Green crowns to fight territorial dispersion

Preventing territorial dispersion is one of those ecological tasks many cities on the planet still have to take on. Dispersed cities have a greater impact per capita than those that are more compact. They consume less fuel, energy, and resources, partly due to shared infrastructure: when your roof is the neighbor’s floor, the embodied energy of the materials is divided by two; when neighbors live close together, sewers are shorter, etc.

Is there infrastructure capable of containing the city and making it more efficient? “The development of green belts on the periphery of urban centers could contribute to limiting the increase of urban areas in a given region, reducing damage to the environment,” says a recent study that analyzed 60 European cities over nine years (2006-2015).
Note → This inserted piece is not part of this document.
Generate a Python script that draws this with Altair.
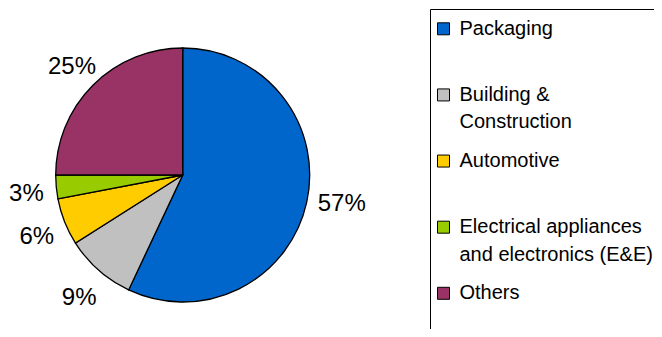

people on the green grass field near high-rise buildings at daytime Rad Pozniakov,

As the authors point out, “90% of cities that have a green belt have seen a decrease in urban expansion during the period in question,” compared to 36.7% of cities without a belt that also reduced their expansion. However, the authors point out that “their effectiveness may be impaired if they are not properly protected or if they are too small or narrow.”

When we asked Jochen Jaeger, one of the authors of the study, how wide the circular crown that makes up the perimeter forest should be, he replied by email that “there is no universal radius [but] that it depends on the size of the city and the environment.” Each city has its own peculiarities, though urban belts tend to densify the city.

Trees for micro-climate control

Trees provide shade, preventing the Sun’s radiation from reaching pavement. That alone significantly reduces surface temperature. In addition, vegetation sweats water through a mechanism called evapotranspiration, and that sweat refreshes the atmosphere. According to some estimates, the tree mass can bring down temperatures from 8°C to 12°C in Central Europe, and up to 4°C in southern Europe, generally speaking; however,  more drastic examples have been found, like the shade cooling 8°C to 16°C with highs of 19°C in Italy. In the picture, Münster (Germany) and its green belt.

Map of the "Green Politics of Münster”

Map of the “Green Politics of Münster” (“Grünordnung Münster”). (Source: Stadt Münster, n.d.). Stadt Münster. (n.d.). Stadt Münster: Amt für Grünflächen, Umwelt und Nachhaltigkeit – Umwelt- und Freiraumplanung – Grünordnung Münster. Retrieved May 27, 2022, from

https://www.stadt-muenster.de/umwelt/umwelt-und-freiraumplanung/gruenordnung-muenster#c24934 

But the trees don’t even have to be close together to cool the environment. Urban green belts, and in general all green infrastructure, are known help to mitigate the heat island effect. It is estimated that reducing the temperature of the entire city by one degree is possible by covering 16% of the surface with shade (green belts), to reference one of the thousands of scientific studies on this subject.

“Green and blue urban infrastructures, such as urban forests and urban woodland, permeable surfaces, and green roofs, offer the possibility of mitigating climate change directly by storing carbon, and indirectly by inducing a cooling effect that reduces energy demand,” says the IPCC’s Sixth Assessment Report (2022).

More quiet areas for residents to enjoy

Perhaps more tangibly for residents’ day-to-day life, a particular strength of peripheral urban forests is bringing the forest closer to the city so that in a very short time (in some cases, minutes) neighbors can find themselves in the middle of a green area that is not a park. This way, families don’t have to travel far to spend the day in the countryside: it’s right next to the city.

Green infrastructure has demonstrated its “ecological, economic, and social benefits through natural solutions,” says the European Environment Agency. The social benefits include reducing stress and preventing mental illness. Cities undoubtedly need to invest in green infrastructure as an urban solution.